I did try jmc but I've not used it before and the best I could get was that it spent most if its time in the 'clojure.lang' package..

acron13:07:04

Hmm, it's doing a couple of tasks now and then stopping

acron13:07:25

This is strange

acron13:07:42

If I reduce the number of tasks it works

acron13:07:16

I'm investigating something else

luiseugenio14:07:32

@lucasbradstreet: Is there any chance that including the flow condition map inside de event map to become a wishlist feature ? 😊 I’m trying to use a rule engine to decide where to go in flow conditions, and if I could call only one predicate function (without having to pass some kind of hint of :flow/from and :flow/to) would be fantastic.

michaeldrogalis14:07:18

@luiseugenio: It's in the Event map now. Under keys :onyx.core/task-information -> :flow-conditions.

luiseugenio15:07:35

@michaeldrogalis: Ah, not all the flow conditions, but the map that contains the specific :flow-from and flow-to this event was called.
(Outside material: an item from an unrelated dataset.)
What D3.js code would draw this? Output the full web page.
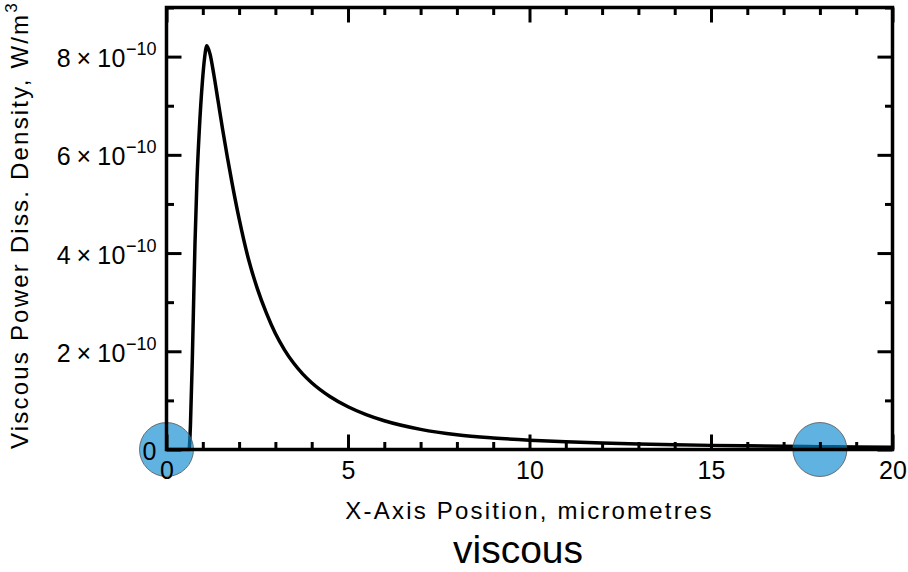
<!DOCTYPE html>
<html>
<head>
<meta charset="utf-8">
<script src="https://cdn.jsdelivr.net/npm/d3@7"></script>
<style>
  body { margin: 0; background: #fff; }
  text { font-family: "Liberation Sans", Arial, Helvetica, sans-serif; fill: #000; }
</style>
</head>
<body>
<svg id="chart" width="908" height="572"></svg>
<script>
// Viscous power dissipation density along the x axis (micrometres, W/m^3)
const positionMicrons = [0, 0.3, 0.62, 0.66, 0.71, 0.75, 0.785, 0.84, 0.90, 0.99, 1.05, 1.11, 1.20, 1.30, 1.42, 1.55, 1.80, 2.0, 2.25, 2.5, 2.75, 3.0, 3.25, 3.5, 3.75, 4.0, 4.5, 5.0, 5.5, 6.0, 7.0, 8.0, 9.0, 10, 11, 12, 13, 14, 15, 16, 17, 18, 19, 20];
const powerDensity = [0, 0, 0, 0.5e-10, 1.8e-10, 3.1e-10, 4.2e-10, 5.5e-10, 6.45e-10, 7.5e-10, 7.98e-10, 8.22e-10, 8.05e-10, 7.65e-10, 7.1e-10, 6.5e-10, 5.45e-10, 4.7e-10, 3.9e-10, 3.28e-10, 2.78e-10, 2.36e-10, 2.03e-10, 1.76e-10, 1.54e-10, 1.36e-10, 1.08e-10, 0.87e-10, 0.71e-10, 0.585e-10, 0.41e-10, 0.30e-10, 0.235e-10, 0.19e-10, 0.158e-10, 0.133e-10, 0.113e-10, 0.097e-10, 0.084e-10, 0.074e-10, 0.065e-10, 0.058e-10, 0.051e-10, 0.046e-10];

// Highlighted positions on the axis
const markerPositions = [0, 18];
const markerValues = [0, 0];

// Axis ticks
const xMajorTicks = [0, 5, 10, 15, 20];
const xMinorTicks = [1, 2, 3, 4, 6, 7, 8, 9, 11, 12, 13, 14, 16, 17, 18, 19];
const yMajorTicks = [0, 2e-10, 4e-10, 6e-10, 8e-10];
const yMinorTicks = [1e-10, 3e-10, 5e-10, 7e-10, 9e-10];
const yTickMantissas = ["0", "2", "4", "6", "8"];
const yTickExponent = "\u221210";

const xLabel = "X-Axis Position, micrometres";
const yLabel = "Viscous Power Diss. Density, W/m";
const yLabelSup = "3";
const chartTitle = "viscous";

const svg = d3.select("#chart");
svg.append("rect").attr("width", 908).attr("height", 572).attr("fill", "#fff");

const x = d3.scaleLinear().domain([0, 20]).range([166.5, 892.5]);
const y = d3.scaleLinear().domain([0, 9e-10]).range([449.5, 7.5]);

// curve
const line = d3.line()
  .x((d, i) => x(positionMicrons[i]))
  .y((d, i) => y(powerDensity[i]))
  .curve(d3.curveMonotoneX);

svg.append("path")
  .attr("d", line(positionMicrons))
  .attr("fill", "none")
  .attr("stroke", "#000")
  .attr("stroke-width", 3.5)
  .attr("stroke-linejoin", "round");

// marker discs
svg.selectAll("circle.marker")
  .data(markerPositions)
  .join("circle")
  .attr("class", "marker")
  .attr("cx", d => x(d))
  .attr("cy", (d, i) => y(markerValues[i]))
  .attr("r", 27)
  .attr("fill", "#0a8ad0")
  .attr("fill-opacity", 0.65)
  .attr("stroke", "#555")
  .attr("stroke-opacity", 0.8)
  .attr("stroke-width", 1);

// frame
svg.append("rect")
  .attr("x", x(0)).attr("y", y(9e-10))
  .attr("width", x(20) - x(0)).attr("height", y(0) - y(9e-10))
  .attr("fill", "none").attr("stroke", "#000").attr("stroke-width", 3.5);

function styleAxis(g) {
  g.select(".domain").remove();
  g.selectAll(".tick line").attr("stroke", "#000").attr("stroke-width", 3);
}

const major = 15, minor = 7.5;

// bottom
const gBottom = svg.append("g").attr("transform", `translate(0,${y(0)})`);
gBottom.call(d3.axisBottom(x).tickValues(xMajorTicks).tickSize(-major).tickPadding(12).tickFormat(d3.format("d"))).call(styleAxis);
gBottom.selectAll("text").attr("font-size", 25).attr("font-family", null);
svg.append("g").attr("transform", `translate(0,${y(0)})`)
  .call(d3.axisBottom(x).tickValues(xMinorTicks).tickSize(-minor).tickFormat(() => "")).call(styleAxis);

// top
svg.append("g").attr("transform", `translate(0,${y(9e-10)})`)
  .call(d3.axisTop(x).tickValues(xMajorTicks).tickSize(-major).tickFormat(() => "")).call(styleAxis);
svg.append("g").attr("transform", `translate(0,${y(9e-10)})`)
  .call(d3.axisTop(x).tickValues(xMinorTicks).tickSize(-minor).tickFormat(() => "")).call(styleAxis);

// left
const gLeft = svg.append("g").attr("transform", `translate(${x(0)},0)`);
gLeft.call(d3.axisLeft(y).tickValues(yMajorTicks).tickSize(-major).tickPadding(10)).call(styleAxis);
gLeft.selectAll(".tick text").each(function(d, i) {
  const t = d3.select(this).text(null).attr("font-size", 25).attr("font-family", null).attr("dy", "0.4em");
  const m = yTickMantissas[i];
  if (m === "0") { t.text(m); return; }
  t.append("tspan").attr("letter-spacing", 0.5).text(m + "\u2009\u00d7\u200910");
  t.append("tspan").attr("dy", -12).attr("font-size", 18).text(yTickExponent);
});
svg.append("g").attr("transform", `translate(${x(0)},0)`)
  .call(d3.axisLeft(y).tickValues(yMinorTicks).tickSize(-minor).tickFormat(() => "")).call(styleAxis);

// right
svg.append("g").attr("transform", `translate(${x(20)},0)`)
  .call(d3.axisRight(y).tickValues(yMajorTicks).tickSize(-major).tickFormat(() => "")).call(styleAxis);
svg.append("g").attr("transform", `translate(${x(20)},0)`)
  .call(d3.axisRight(y).tickValues(yMinorTicks).tickSize(-minor).tickFormat(() => "")).call(styleAxis);

// axis titles
svg.append("text")
  .attr("x", (x(0) + x(20)) / 2).attr("y", 519)
  .attr("text-anchor", "middle").attr("font-size", 24).attr("letter-spacing", 2.2)
  .text(xLabel);

const yt = svg.append("text")
  .attr("transform", "translate(28,225) rotate(-90)")
  .attr("text-anchor", "middle").attr("font-size", 24).attr("letter-spacing", 2.2);
yt.append("tspan").text(yLabel);
yt.append("tspan").attr("dy", -11).attr("font-size", 17).text(yLabelSup);

svg.append("text")
  .attr("x", 518).attr("y", 563)
  .attr("text-anchor", "middle").attr("font-size", 39)
  .text(chartTitle);
</script>
</body>
</html>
Supose I have a workflow [:a :b] [:a :c] and the flow conditions maps are: {:flow/from :a :flow/to [:b] :flow/predicate ::can-i-go? } and the same for :a -> :c. So I could call a rule engine to decide (knowing the :flow-from and :flow-to for each case the predicate is called) where to go. This could be a stupid idea, anyway, but I could change the behaviour based only in the segment data and where is it trying to go.

michaeldrogalis15:07:18

Ah, right. Sorry, I cant think of an easy way to get at that data yet.

lucasbradstreet15:07:22

I think it’d make sense to pass the specific flow condition in. We do a similar thing with windows and triggers

lucasbradstreet15:07:33

It’d be another breaking change though 😕

michaeldrogalis15:07:31

Probably a change for 0.10.0.

luiseugenio16:07:54

@michaeldrogalis: and @lucasbradstreet , ok, no problem. I’ll do it another way (passing a parameter manually on each flow condition entry and later, if this could be gotten inside the event map, I’ll change the predicate function. Thanks.